夜明けの曳航

銀行総合職一期生、外交官配偶者等を経て大学の法学教員(ニューヨーク州弁護士でもある)に。古都の暮らしをエンジョイ中。

荻原碌山と中村屋インドカリー

2007年10月06日 | 旅行
週末に夫と前々から行きたかった安曇野の碌山美術館に行ってきた。

キリスト者の碌山にちなみ、小さな教会のような建物の中に彼の作品やゆかりの品を展示している。

改めて、彼の人生が、尊敬する師であり友人である相馬愛蔵の妻であるがゆえに、いっそう禁忌である黒光への許されぬ愛に貫かれたものであることを確認した。

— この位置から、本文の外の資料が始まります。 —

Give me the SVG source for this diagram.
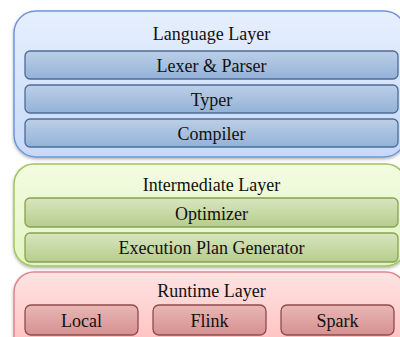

「優雅とは禁を犯すものである。しかも至高の禁を」三島由紀夫『春の雪』

もちろん、黒光をモデルとし、膝を地につけ、手を後ろで組み、上半身と顔が限りない高みを目指している(地面から離れない膝が妻であり母であり中村屋の経営者であるという逃れられない立場や地上のしがらみであり、上半身が本当の気持ちを象徴しているのか?後ろに持っていった手は必死の自制心の象徴か)有名な「女」もそうだが(この世では叶わない何かを天上に求めているかのように、見ている者の胸を締め付ける)、ほかにも、以下のような展示物があって、彼の苦悩を思い、胸が苦しくなった。


日記に「ちくまの鍋」という題をつけていたこと。
これは、滋賀県にある筑摩神社に、鍋を被って詣でれば、不義が許されるという言い伝えにちなむもの。

また、「文覚」という彫刻作品。
(いうまでもなく、文覚=遠藤盛遠と袈裟御前の伝説を自分になぞらえている。
が、京都出身で読書家の夫がそれを知らなかったのにはびっくりしたが。
ヨーロッパの哲学者や政治思想家、現代史のことなら、ものすごく詳しいんだが。こういうのを灯台もと暗しというのか)

それにしても、荻原守衛という本名は、明治時代の農村の農家の五男坊にして、フランス人みたいな名前じゃないか(姓はオーギュスト=碌山がパリ時代に指導をうけたというロダンの名に似ているし、名前はモリエールみたいだ)。

実は、私が相馬黒光を知ったのは、碌山の思い人としてでなく、ボースという、インド独立運動家の義母であり、庇護者としてが先である。

夫に勧められて読んだ(恥ずかしながら勧められなければボースの名も知らなかった、この辺が夫と私の守備範囲の違い)

中村屋のボース―インド独立運動と近代日本のアジア主義 (単行本)
中島 岳志 (著)

に詳しい。

インド独立運動の中心人物であり、暗殺されそうになって日本に亡命していたボースを庇護し、長女俊子と結婚までさせたのが相馬愛蔵夫妻なのである。
本格的な味であるインドカリーを開発したのは婿であるボースだったのだ。

もちろん、小さなパン屋をあそこまで大きくする実業家としての才覚もすごいし、危険を顧みずボーズを保護したり、碌山をはじめたくさんの芸術家をパトロナイズして、サロンのような場所を提供していた。

あの時代の女性にはどんなにか大きな制約があっただろう(旧民法では妻は無能力だったのだから)に、なんと先進的なキャリアウーマンなのだろうと憧れの気持ちを持ったのである。しかも、ビジネスにも、政治、芸術にも通じるだけでなく、年下の碌山に生涯渇仰されるほど女性としての魅力もあったのだろう。

今年の2月に、『碌山の恋』というドラマを、平山広行、水野美紀の主演でやっていたが、なかなか面白かった。

それにしても、相馬愛蔵は、二人の関係をどう考えていたのだろうか?
中村屋の敷地内に碌山のアトリエを建てたくらい(碌山が黒光に看取られ亡くなるのは完成直後)なんだが、まさか、クリスチャンの彼が三島の『獣の戯れ』のようなシチュエーションを好むほど倒錯的だったはずはないし。

中学生の頃、遺族から訴えられた『事故の顛末』(川端康成の自殺の原因が若いお手伝いさんへの失恋だとする小説)を読んで以来、読んだことなかった臼井吉見の『安曇野』を読んでみようと思う。